The Cross Country’s cast-aluminum frame, taut-but-compliant suspension and ample cornering clearance give it some of the best handling characteristics among cruisers, but the Magnum trades some agility and comfort for style and a lower seat height (just 25.7 inches, thanks in part to the sleek Low-Pro seat). The Magnum’s slammed rear end is one inch lower than the Cross Country’s, but rear suspension travel has been reduced even further, from 4.7 to 3.5 inches, and front suspension travel is down from 5.1 to 4.4 inches. To compensate for less travel, the suspension was made stiffer and more progressive, contributing to a harsher ride. The big front wheel feels a little awkward around the parking lot but its amplified gyroscopic effect helps the bike feel rock-solid at speed.

Also new to the Magnum is a low-profile Boomerang windscreen that deflects oncoming air smoothly but somewhat noisily, and an LED headlight that improves conspicuity during the day and should enhance visibility after the sun goes down. Powered by the same 1,731cc (106ci) air-cooled V-twin and 6-speed transmission found throughout the Victory lineup (good for 85 horsepower and 98 lb-ft of torque at the rear wheel on the Jett Tuning dyno), the Magnum offers plenty of thrust, and cruise control is standard.

The Victory Magnum is a bike for the times, but its styling isn’t exactly timeless. If a loud-and-proud bagger that trades some comfort for low-profile style suits you, then try this bad boy on for size.

2015 Victory Magnum in Ness Midnight Cherry.

2015 Victory Magnum in Ness Midnight Cherry.

2015 Victory Magnum Specs
Base Price: $21,999
Price as Tested: $22,999 (Ness Midnight Cherry)
Website: victorymotorcycles.com
Engine Type: Air-cooled, transverse 50-degree V-twin, SOHC, 4 valves per cyl.
Displacement: 1,731cc (106ci)
Bore x Stroke: 101.0 x 108.0mm
Transmission: 6-speed, cable-actuated wet clutch
Final Drive: Belt
Wheelbase: 65.7 in.
Rake/Trail: 29 degrees/5.6 in.
Seat Height: 25.7 in.
Claimed Dry Weight: 761 lbs.
Fuel Capacity: 5.8 gals.
MPG: NA

Turning the Magnum's big front wheel can be a handful at low speeds and require extra muscle at high speeds.

Turning the Magnum’s big front wheel can be a handful at low speeds and require extra muscle at high speeds.

LED headlight and low-profile Boomerang windscreen are new.

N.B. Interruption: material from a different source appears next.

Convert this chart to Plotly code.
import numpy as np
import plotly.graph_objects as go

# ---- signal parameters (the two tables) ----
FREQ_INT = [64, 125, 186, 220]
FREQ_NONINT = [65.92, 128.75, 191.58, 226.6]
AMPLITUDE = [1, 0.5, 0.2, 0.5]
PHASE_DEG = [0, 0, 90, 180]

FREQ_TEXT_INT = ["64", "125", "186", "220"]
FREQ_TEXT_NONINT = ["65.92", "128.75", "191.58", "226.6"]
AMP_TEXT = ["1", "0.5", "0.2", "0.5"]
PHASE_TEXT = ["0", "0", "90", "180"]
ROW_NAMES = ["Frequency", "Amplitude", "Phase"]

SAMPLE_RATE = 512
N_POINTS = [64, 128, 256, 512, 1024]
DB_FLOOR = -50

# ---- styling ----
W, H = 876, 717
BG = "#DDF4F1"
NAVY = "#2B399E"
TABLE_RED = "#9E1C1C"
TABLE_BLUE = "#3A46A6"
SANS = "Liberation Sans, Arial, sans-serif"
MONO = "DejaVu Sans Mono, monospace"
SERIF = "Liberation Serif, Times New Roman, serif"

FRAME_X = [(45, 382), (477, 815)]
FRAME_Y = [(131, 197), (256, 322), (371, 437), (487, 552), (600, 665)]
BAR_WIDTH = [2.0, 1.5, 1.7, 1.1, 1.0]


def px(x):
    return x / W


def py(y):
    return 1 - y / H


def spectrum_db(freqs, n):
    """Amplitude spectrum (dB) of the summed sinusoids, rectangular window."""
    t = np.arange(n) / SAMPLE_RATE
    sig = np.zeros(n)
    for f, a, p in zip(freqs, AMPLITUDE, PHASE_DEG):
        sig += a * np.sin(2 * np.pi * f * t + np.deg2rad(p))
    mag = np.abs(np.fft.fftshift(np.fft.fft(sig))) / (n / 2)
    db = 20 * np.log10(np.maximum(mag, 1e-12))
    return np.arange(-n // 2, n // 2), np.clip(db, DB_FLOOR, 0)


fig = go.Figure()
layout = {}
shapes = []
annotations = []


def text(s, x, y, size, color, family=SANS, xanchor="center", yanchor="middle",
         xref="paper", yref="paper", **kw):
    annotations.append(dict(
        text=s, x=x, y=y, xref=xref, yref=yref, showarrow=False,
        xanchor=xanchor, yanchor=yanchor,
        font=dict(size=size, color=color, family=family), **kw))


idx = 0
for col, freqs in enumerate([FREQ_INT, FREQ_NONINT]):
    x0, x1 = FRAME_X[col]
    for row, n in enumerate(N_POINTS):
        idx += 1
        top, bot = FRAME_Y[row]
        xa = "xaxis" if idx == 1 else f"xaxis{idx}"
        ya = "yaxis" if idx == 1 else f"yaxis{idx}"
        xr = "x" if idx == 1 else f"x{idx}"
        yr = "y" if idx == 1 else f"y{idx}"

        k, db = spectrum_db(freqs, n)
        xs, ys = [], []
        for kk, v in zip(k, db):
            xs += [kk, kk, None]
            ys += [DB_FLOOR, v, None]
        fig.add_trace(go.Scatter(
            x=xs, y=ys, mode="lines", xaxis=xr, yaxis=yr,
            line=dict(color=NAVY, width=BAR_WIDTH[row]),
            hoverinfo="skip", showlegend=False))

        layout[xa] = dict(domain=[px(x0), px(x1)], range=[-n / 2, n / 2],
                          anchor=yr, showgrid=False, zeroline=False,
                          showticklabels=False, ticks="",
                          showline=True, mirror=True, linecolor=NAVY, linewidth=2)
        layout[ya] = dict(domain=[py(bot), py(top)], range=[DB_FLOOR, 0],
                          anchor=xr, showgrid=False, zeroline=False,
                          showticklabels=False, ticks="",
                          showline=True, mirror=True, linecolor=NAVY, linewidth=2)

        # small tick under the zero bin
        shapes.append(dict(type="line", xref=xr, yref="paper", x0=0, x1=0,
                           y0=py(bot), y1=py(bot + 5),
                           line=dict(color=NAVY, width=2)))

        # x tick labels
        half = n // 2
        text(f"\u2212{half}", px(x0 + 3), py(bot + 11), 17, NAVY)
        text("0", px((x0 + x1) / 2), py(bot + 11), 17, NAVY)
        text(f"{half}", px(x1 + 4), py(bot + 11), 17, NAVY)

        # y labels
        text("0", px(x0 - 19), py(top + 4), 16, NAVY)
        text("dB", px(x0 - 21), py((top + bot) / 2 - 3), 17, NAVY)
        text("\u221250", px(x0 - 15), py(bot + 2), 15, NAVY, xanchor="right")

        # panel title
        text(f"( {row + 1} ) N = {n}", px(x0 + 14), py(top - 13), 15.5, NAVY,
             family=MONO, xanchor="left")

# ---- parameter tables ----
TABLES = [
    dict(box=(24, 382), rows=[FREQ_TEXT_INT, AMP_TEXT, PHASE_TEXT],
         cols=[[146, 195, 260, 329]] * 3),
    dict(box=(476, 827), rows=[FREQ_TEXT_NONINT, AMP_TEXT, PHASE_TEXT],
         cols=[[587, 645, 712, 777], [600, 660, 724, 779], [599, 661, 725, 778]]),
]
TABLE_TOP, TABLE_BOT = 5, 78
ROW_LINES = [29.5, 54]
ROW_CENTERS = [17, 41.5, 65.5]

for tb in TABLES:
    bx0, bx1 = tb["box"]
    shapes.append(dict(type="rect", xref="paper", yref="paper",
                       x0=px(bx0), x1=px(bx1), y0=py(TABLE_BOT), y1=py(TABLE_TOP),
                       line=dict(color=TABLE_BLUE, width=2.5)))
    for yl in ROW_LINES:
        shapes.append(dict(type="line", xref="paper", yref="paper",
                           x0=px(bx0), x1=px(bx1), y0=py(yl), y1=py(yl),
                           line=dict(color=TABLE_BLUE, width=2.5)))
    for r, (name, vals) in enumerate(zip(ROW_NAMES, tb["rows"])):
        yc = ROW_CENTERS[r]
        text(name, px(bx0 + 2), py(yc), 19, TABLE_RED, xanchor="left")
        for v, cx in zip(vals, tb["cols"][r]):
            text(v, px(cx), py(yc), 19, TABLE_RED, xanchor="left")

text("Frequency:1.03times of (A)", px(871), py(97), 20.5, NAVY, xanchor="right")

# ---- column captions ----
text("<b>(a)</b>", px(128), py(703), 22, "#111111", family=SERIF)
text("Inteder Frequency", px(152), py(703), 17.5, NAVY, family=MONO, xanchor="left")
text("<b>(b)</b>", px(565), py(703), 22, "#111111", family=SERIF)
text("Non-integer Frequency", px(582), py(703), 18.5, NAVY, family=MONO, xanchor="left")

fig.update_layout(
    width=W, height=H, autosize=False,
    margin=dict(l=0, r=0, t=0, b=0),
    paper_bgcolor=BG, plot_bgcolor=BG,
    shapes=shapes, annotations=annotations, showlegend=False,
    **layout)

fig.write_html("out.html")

LED headlight and low-profile Boomerang windscreen are new.

The Freedom 106 V-twin with a 6-speed transmission powers the Magnum and all other Victorys.

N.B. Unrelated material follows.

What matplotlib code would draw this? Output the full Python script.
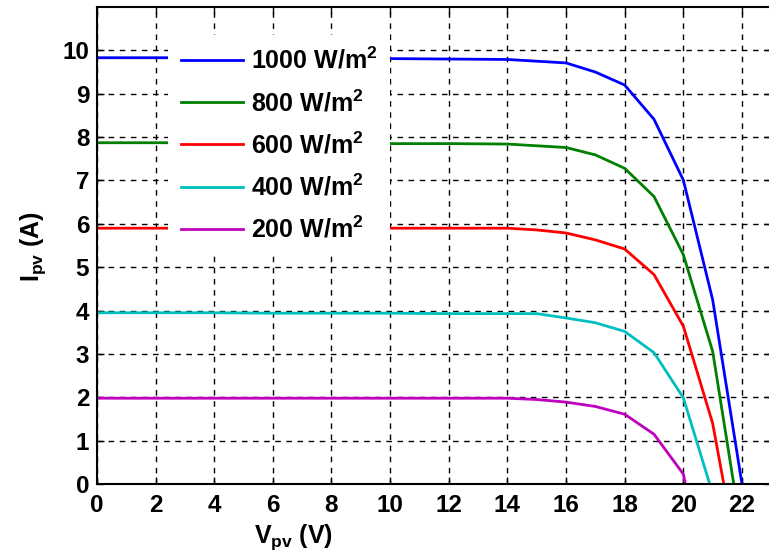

The Freedom 106 V-twin with a 6-speed transmission powers the Magnum and all other Victorys.

Color-matched dash houses a six-speaker, 100-watt audio system.

Color-matched dash houses a six-speaker, 100-watt audio system.

Comments

One Response to “2015 Victory Magnum – First Ride Review”

  1. Robert Wilson on August 15th, 2014 5:52 pm

    How far will it go at 85mph on the tank of gas? That’s all I need to know on any bike you review. I live in south Florida. Speed limits are useless. Traffic moves on the Turnpike at 85-90mph+. If you don’t go with the flow you become the pavement.